##### Dataset excerpt
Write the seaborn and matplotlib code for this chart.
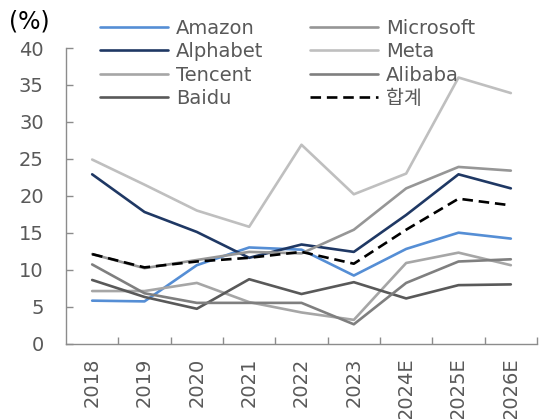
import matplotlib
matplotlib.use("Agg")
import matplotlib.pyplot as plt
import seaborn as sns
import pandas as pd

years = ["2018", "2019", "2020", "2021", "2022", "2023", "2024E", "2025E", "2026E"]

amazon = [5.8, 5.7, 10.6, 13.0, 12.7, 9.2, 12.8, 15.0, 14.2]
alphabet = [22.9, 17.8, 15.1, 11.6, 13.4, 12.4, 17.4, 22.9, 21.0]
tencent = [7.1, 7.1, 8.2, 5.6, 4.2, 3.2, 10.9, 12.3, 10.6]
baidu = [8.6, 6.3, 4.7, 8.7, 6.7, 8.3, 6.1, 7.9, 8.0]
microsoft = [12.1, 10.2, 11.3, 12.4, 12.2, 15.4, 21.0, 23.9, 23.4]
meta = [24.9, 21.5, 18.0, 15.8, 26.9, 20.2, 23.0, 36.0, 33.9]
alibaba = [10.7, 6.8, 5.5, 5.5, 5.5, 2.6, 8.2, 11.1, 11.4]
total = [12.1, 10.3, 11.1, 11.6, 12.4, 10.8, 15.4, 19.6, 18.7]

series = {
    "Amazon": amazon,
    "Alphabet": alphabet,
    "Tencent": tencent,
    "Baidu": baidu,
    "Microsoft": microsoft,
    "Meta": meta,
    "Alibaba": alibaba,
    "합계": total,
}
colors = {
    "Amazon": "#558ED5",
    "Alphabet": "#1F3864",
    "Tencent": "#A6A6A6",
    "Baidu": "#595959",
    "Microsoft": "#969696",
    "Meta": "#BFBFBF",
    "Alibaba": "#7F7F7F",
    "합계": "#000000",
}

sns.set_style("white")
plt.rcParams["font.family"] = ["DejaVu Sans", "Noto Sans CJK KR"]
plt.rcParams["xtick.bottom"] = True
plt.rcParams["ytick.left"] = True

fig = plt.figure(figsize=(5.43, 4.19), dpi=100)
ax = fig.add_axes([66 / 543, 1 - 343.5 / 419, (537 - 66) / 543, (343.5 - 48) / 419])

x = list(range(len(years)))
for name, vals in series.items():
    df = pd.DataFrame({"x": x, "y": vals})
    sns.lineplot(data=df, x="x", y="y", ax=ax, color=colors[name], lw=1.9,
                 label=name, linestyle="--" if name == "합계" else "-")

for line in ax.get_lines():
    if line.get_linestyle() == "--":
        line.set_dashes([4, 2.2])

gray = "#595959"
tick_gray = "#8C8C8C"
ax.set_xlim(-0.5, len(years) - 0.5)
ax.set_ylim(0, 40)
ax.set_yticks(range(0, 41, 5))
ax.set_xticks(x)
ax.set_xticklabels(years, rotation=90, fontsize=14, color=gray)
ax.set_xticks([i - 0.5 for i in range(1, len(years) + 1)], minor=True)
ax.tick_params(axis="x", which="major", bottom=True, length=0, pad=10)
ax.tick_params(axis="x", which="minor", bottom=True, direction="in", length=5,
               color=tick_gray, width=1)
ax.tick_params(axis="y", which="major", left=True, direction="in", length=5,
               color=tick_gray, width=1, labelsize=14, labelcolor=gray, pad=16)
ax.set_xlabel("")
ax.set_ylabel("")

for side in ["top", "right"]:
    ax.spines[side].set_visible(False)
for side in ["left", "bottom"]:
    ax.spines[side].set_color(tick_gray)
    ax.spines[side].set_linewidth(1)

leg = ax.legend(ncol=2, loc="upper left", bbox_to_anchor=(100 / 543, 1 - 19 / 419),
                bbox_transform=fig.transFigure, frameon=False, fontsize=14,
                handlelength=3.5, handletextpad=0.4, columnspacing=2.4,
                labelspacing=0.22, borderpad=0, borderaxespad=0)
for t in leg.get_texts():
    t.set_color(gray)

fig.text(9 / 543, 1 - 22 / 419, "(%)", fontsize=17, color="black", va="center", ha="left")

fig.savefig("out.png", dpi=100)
##########
Prompt: Take every line above carrying "matplotlib" and return it.

Answer in full:
Write the seaborn and matplotlib code for this chart.
import matplotlib
matplotlib.use("Agg")
import matplotlib.pyplot as plt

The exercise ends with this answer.